PSR hosts the Vagina Monologues

A spirited student production of Eve Ensler’s play, The Vagina Monologues, was held February 12, 2008, in a packed PSR chapel. Ending violence against women through education, storytelling, and performance is the goal of the Monologues, as is raising money for specific projects. PSR’s production — only the second at a seminary nationwide — raised more than $3,200 for San Francisco SafeHouse, a safe place for homeless women leaving prostitution.

Two of the students who took part in the Monologues give their impressions here.

Patricia Wood: “I had not been in a play since elementary school, and I had never seen Vagina Monologues, though I had heard it was quite bold for its time when it first came out [in 1998]. But when I heard the casting call, I knew I wanted to try out.

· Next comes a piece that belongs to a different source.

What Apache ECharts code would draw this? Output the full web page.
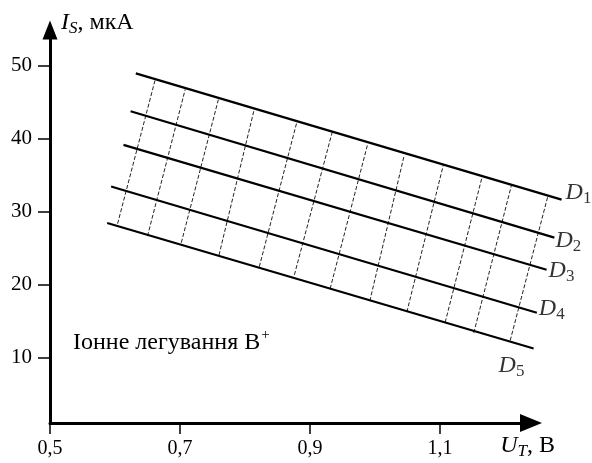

The same desire to witness against war and violence that propelled me to organize a monthly 'Women in Black' vigil from my mountain community in 2003 drove me to the tryouts. Though I may seem fairly average — Anglo, middle class — I have tried to do bold things all my life when they involve witness, justice, peace, or women’s liberation.

“I was taken aback when my role in the play involved representing a male-to-female transgender woman. What could I know about the struggles and life of this woman? V-Week Director Kelly Williams encouraged us to see several recent films, and she arranged for our five-person monologue team to meet with a woman living into this transition. This was very helpful.

“Although I cannot know what it would have been like to be struggling in the wrong-sexed body, name, and expectations, I did know what it was like to be alienated from my own body — childhood sexual abuse does that to its victims. Some of the emotions encased in the words of my character were wrenched from the body of that abused child. I do not pretend to know the pain of the daily, public fear, rejection, and torment of transgender women; but I can and did use my own pain to provide a small witness for them.

“This Vagina Monologues experience has already had significant effects upon me personally and, I hope, upon my ministry, now and in the future. I feel some healing of my wounded self after expressing some of my own pain in body as well as in words. Just writing this makes me cry, imagining myself whole, or at least whole enough to offer witness to the power of the Spirit to heal deep and powerful pain.”

Abigail King Kaiser: “It was a blessing to be a part of putting a week of events together, creating community through the arts at PSR and our fellow GTU schools as well as raising awareness for critical issues of our world. It allowed us to explore, as a community, the pastoral response to violence against women and our responsibility to act. We hoped to inspire broadened appreciation for the joy and tribulation of being a woman in today’s world, as well as explore how the faith community can utilize and blend the arts and liturgy.

“At first, it seemed to me that it was no big deal that we were producing The Vagina Monologues at PSR. I have seen it before; when I was as an undergraduate, it was performed every year. I though that it would be cool to be part of a global movement to stop violence against women, but nothing about our performance at PSR would be special.

“Was I ever wrong!

“As we were rehearsing for our Valentine’s Day performance, it finally dawned on me, sitting in the chapel, with a giant stained glass portrait of Jesus over my head — where I first met the PSR community, where I practiced preaching, where I worship with my professors, even where I have been transformed by worship — that in this place, in this house of God, it was significant to perform this piece.

“There were women screaming ‘cunt’ from the pulpit, women who may preach and not be heard in some churches (or not be allowed to preach at all) simply because they have a vagina. There were women discovering a new artistic part of themselves that God created them to enjoy — right up there on the altar. There were women standing under the cross, telling the story of women in flesh, just as Jesus told the story of God in the flesh.

“If ever I am in ministry and I find myself feeling lonely, quiet, or small because I am a woman, I will stand taller remembering that moment in the PSR chapel when I witnessed more than two dozen women strongly being who God made them to be, telling the story of God's children in a new and exciting way.”